Thursday, December 11, 2008

Is Sony's Closing A Harbinger of More Bad News to Come?

Today's Tribune-Review demonstrates how much change is going on inside the regional economy. Although the economic data measure the bottom line -- are there more jobs in total than there were a month or year earlier? -- those numbers are the net sum of what can be big pluses and big minuses above the total line.

The front page story is about strategies for attracting new businesses to the Sony manufacturing facility in Westmoreland County, following announcements Tuesday that the plant will shut down over the next 16 months, eliminating jobs for 560 workers.

The story in the Business section is about how the energy industry in the region is hiring hundreds of workers and having trouble filling all of its jobs.

And in the middle, appropriately, is a story titled "Skilled workers unlikely to be jobless long."

In the good old days, people could expect to work at the same company all their lives. But the good old days are gone -- even when the economy is growing, it's a given that some companies will shrink, while others will grow. The issue for a specific geographic region of the country is whether its economy has enough diversification that the growth offsets the decline.

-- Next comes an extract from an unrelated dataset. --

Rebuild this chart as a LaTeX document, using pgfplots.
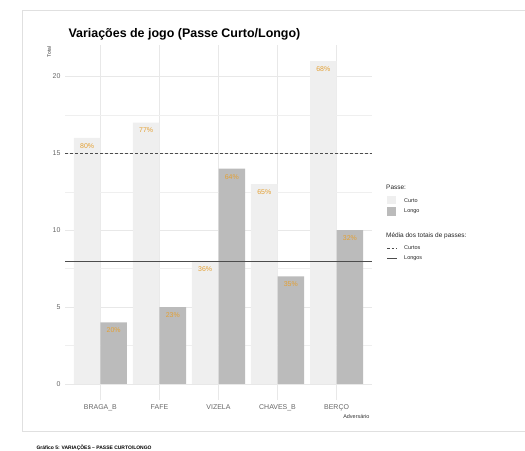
\documentclass[border=0pt]{standalone}
\usepackage{pgfplots}
\pgfplotsset{compat=1.18}
\usepackage{fontspec}
\setmainfont{Liberation Sans}
\definecolor{curto}{RGB}{239,239,239}
\definecolor{longo}{RGB}{187,187,187}
\definecolor{lab}{RGB}{228,160,50}
\definecolor{gridc}{RGB}{232,232,232}
\begin{document}
\begin{tikzpicture}[x=1bp,y=1bp]
\useasboundingbox (0,0) rectangle (525,451);
\draw[black!12, line width=0.6bp] (22,20) rectangle (540,441);
\begin{axis}[at={(65bp,51bp)}, anchor=south west, width=307bp, height=355bp, scale only axis,
  xmin=0.4, xmax=5.6, ymin=-1.05, ymax=22.05,
  axis line style={draw=none}, major tick length=0pt, minor tick length=0pt,
  xtick={1,2,3,4,5}, xticklabels={BRAGA\_B,FAFE,VIZELA,CHAVES\_B,BERÇO},
  ytick={0,5,10,15,20}, minor ytick={2.5,7.5,12.5,17.5},
  xmajorgrids, ymajorgrids, yminorgrids,
  major grid style={color=gridc, line width=0.6bp},
  minor grid style={color=gridc!70, line width=0.4bp},
  ticklabel style={font=\fontsize{7}{8}\selectfont, text=black!60},
  /pgf/number format/assume math mode=true,
  yticklabel style={xshift=-1bp},
  xticklabel style={yshift=-1bp},
  clip=false,
  labs/.style={point meta=explicit symbolic, nodes near coords,
    every node near coord/.append style={anchor=north, yshift=-2bp, font=\fontsize{7}{8}\selectfont, text=lab}},
]
\addplot[ybar, bar width=0.45, bar shift=0, fill=curto, draw=none, labs] coordinates {
 (0.775,16) [80\%] (1.775,17) [77\%] (2.775,8) [36\%] (3.775,13) [65\%] (4.775,21) [68\%]};
\addplot[ybar, bar width=0.45, bar shift=0, fill=longo, draw=none, labs] coordinates {
 (1.225,4) [20\%] (2.225,5) [23\%] (3.225,14) [64\%] (4.225,7) [35\%] (5.225,10) [32\%]};
\addplot[black!70, dash pattern=on 3bp off 2bp, line width=0.5bp] coordinates {(0.4,15) (5.6,15)};
\addplot[black!70, line width=0.6bp] coordinates {(0.4,8) (5.6,8)};
\end{axis}
% titles
\node[anchor=base west, font=\fontsize{12.5}{14}\selectfont\bfseries] at (65,413) {Variações de jogo (Passe Curto/Longo)};
\node[rotate=90, anchor=east, font=\fontsize{5}{6}\selectfont, text=black!80] at (49,408) {Total};
\node[anchor=east, font=\fontsize{5.5}{6}\selectfont, text=black!80] at (373,34) {Adversário};
\node[anchor=west, font=\fontsize{5}{6}\selectfont\bfseries] at (33,3.5) {Gráfico 5: VARIAÇÕES -- PASSE CURTO/LONGO};
% legend
\begin{scope}[font=\fontsize{6.5}{7}\selectfont, text=black!85]
\node[anchor=west, inner sep=0] at (386,264) {Passe:};
\fill[curto] (387,247) rectangle (396,255);
\fill[longo] (387,235) rectangle (396,244);
\node[anchor=west, inner sep=0, font=\fontsize{5.5}{6}\selectfont] at (404,250.5) {Curto};
\node[anchor=west, inner sep=0, font=\fontsize{5.5}{6}\selectfont] at (404,239.5) {Longo};
\node[anchor=west, inner sep=0] at (386,215) {Média dos totais de passes:};
\draw[black!70, dash pattern=on 2.5bp off 2bp, line width=0.5bp] (387,203) -- (397,203);
\draw[black!70, line width=0.6bp] (387,193) -- (397,193);
\node[anchor=west, inner sep=0, font=\fontsize{5.5}{6}\selectfont] at (404,203) {Curtos};
\node[anchor=west, inner sep=0, font=\fontsize{5.5}{6}\selectfont] at (404,193) {Longos};
\end{scope}
\end{tikzpicture}
\end{document}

Too many people think that "diversification" means more service jobs and fewer manufacturing and other industrial jobs. What diversification really means is diversification within industries as well as across industries. Detroit's problem isn't that it has too many manufacturing jobs, but that its manufacturing jobs are too concentrated in one particular type of product -- automobiles.

Southwestern Pennsylvania had the same problem in the 1970s with the steel industry. Today we're more diversified, partly because we have many jobs in other industries like health care and higher education, but even more importantly because we have many manufacturing jobs in industries that are not dependent on steel.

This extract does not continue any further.